» **Exercise description**
Find the string "LaTeX" in the listing and report every line that has it.

Code that draws figures
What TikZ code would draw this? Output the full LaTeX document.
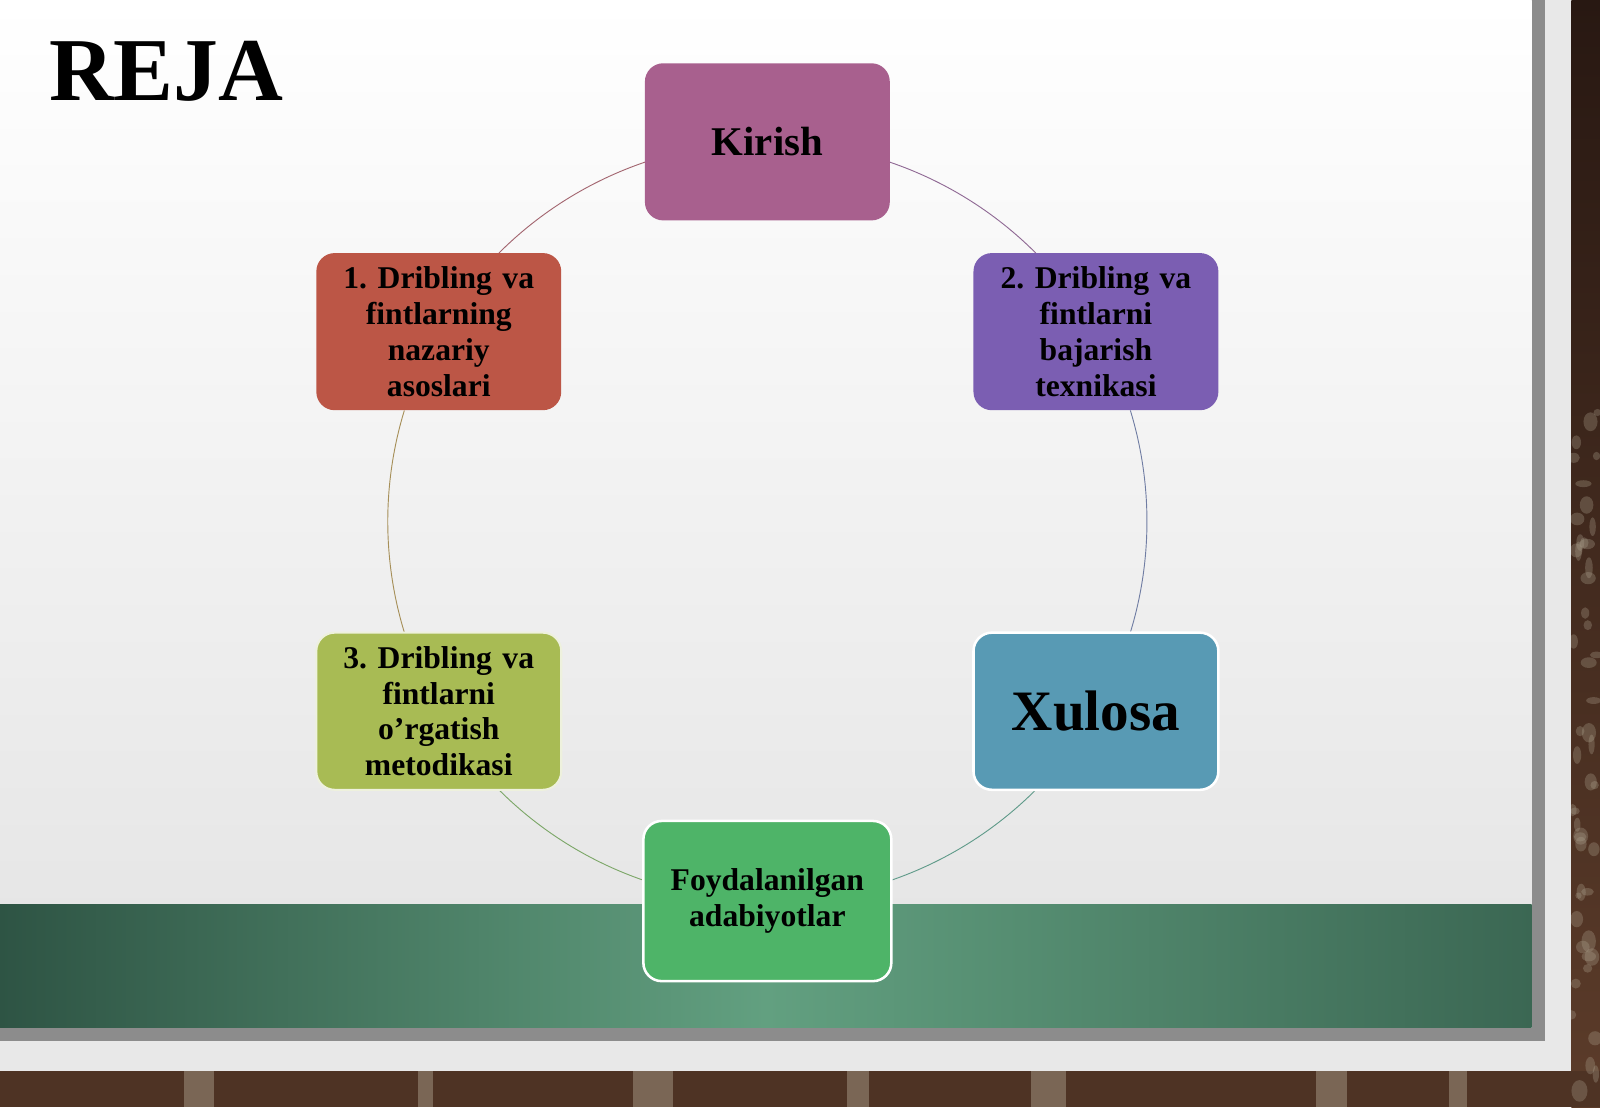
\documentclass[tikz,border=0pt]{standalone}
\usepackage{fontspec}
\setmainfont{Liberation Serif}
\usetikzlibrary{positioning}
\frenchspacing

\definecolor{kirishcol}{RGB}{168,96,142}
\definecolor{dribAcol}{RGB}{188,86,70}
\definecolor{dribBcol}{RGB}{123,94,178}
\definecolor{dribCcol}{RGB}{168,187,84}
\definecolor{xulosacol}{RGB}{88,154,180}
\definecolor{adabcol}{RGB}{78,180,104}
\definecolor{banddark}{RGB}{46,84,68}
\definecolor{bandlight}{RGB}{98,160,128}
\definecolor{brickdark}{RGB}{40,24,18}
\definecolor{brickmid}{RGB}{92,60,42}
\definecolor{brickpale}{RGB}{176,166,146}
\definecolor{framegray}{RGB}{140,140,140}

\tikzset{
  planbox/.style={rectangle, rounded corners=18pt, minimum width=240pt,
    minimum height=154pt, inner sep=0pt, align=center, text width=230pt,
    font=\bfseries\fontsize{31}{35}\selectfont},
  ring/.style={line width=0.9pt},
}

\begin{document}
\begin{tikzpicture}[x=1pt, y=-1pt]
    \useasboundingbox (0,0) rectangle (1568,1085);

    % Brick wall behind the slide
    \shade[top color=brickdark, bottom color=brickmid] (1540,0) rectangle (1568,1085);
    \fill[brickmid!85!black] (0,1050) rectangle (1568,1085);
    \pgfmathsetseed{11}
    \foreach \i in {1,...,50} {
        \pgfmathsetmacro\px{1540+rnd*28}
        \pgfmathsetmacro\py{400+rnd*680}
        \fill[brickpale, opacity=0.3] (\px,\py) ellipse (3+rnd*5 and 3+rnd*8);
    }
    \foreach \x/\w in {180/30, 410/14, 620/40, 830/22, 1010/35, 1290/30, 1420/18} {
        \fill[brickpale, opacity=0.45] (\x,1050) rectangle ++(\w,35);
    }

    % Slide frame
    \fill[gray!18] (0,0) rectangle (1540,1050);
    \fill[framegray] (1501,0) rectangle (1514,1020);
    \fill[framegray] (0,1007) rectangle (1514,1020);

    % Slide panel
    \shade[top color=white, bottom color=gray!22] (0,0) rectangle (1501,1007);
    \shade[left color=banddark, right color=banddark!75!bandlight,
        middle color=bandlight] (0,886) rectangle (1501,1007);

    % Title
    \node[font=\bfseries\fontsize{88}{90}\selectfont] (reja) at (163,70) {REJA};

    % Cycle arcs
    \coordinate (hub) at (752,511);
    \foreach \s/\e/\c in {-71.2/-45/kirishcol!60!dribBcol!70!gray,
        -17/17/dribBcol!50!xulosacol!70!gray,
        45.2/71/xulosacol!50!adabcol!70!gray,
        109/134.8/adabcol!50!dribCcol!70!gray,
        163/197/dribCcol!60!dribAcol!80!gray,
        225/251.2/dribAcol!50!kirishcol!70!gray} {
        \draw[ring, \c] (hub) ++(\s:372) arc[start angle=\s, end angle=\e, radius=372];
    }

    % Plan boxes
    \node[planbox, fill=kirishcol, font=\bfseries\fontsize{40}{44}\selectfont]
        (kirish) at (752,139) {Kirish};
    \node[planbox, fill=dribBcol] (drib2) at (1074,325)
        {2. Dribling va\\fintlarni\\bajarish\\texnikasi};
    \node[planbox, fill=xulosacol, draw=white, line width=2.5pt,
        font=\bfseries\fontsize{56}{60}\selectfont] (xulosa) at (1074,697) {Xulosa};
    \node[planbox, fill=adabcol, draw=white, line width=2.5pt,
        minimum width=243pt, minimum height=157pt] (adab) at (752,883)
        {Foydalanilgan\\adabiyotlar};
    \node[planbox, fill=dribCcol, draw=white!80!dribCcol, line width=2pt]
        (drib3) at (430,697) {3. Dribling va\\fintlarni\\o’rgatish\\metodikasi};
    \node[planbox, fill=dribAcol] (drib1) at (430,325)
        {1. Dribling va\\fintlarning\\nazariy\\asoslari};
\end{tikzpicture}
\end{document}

...

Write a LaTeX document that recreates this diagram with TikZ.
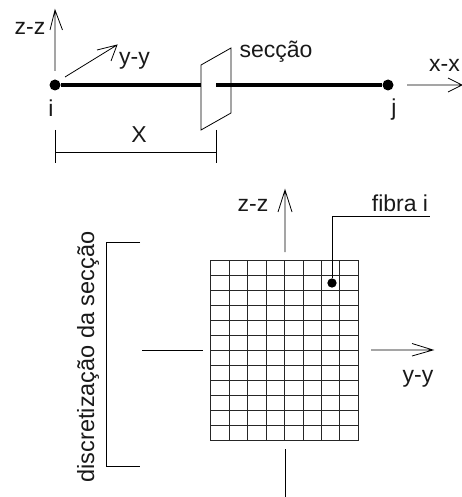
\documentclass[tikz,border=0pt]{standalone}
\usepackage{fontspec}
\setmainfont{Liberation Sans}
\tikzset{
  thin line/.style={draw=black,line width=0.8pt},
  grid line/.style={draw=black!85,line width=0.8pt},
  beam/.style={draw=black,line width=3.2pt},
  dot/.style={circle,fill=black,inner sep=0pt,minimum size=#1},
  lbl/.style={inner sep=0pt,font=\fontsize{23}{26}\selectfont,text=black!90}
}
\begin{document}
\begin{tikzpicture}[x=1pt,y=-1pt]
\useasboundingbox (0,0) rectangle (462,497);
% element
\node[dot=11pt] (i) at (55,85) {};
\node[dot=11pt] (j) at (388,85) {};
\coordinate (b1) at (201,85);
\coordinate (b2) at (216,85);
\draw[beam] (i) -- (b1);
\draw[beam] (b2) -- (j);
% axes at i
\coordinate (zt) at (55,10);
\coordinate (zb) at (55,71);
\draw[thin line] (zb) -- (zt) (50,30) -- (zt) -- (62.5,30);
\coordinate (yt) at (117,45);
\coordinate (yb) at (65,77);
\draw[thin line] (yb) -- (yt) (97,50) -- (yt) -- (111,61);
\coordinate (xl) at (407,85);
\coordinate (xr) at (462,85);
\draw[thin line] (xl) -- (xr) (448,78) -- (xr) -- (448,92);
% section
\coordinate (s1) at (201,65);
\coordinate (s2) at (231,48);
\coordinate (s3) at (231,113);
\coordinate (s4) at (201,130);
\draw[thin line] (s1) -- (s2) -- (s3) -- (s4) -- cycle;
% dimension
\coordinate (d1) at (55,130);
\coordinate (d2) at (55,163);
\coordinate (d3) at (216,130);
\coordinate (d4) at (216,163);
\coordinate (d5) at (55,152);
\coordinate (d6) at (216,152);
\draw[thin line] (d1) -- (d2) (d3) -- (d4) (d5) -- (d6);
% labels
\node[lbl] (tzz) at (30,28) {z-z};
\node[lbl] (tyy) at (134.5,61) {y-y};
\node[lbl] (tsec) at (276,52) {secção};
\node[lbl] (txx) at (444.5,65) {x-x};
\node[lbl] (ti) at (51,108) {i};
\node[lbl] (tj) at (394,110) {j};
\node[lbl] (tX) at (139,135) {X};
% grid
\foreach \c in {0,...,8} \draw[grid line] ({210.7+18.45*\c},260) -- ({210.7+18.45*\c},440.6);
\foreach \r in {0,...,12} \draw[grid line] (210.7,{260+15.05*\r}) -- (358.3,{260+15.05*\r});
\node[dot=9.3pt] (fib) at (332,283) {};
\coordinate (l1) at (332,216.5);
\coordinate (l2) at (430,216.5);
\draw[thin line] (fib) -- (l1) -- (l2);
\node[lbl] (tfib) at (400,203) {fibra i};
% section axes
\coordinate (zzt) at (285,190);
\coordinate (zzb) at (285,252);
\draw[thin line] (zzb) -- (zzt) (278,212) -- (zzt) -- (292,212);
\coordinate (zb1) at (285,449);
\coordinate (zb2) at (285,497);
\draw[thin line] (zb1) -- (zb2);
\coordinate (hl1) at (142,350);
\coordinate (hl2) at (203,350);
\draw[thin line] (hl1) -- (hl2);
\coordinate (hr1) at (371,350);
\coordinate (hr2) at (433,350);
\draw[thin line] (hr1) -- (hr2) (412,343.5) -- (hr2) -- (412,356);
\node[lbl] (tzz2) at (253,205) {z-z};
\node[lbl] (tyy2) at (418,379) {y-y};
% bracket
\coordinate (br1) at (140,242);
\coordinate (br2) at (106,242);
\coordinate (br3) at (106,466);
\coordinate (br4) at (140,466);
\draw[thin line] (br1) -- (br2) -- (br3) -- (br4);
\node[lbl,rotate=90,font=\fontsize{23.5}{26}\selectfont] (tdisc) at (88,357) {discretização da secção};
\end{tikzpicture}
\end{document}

» **Exercise response**
What TikZ code would draw this? Output the full LaTeX document.
Write a LaTeX document that recreates this diagram with TikZ.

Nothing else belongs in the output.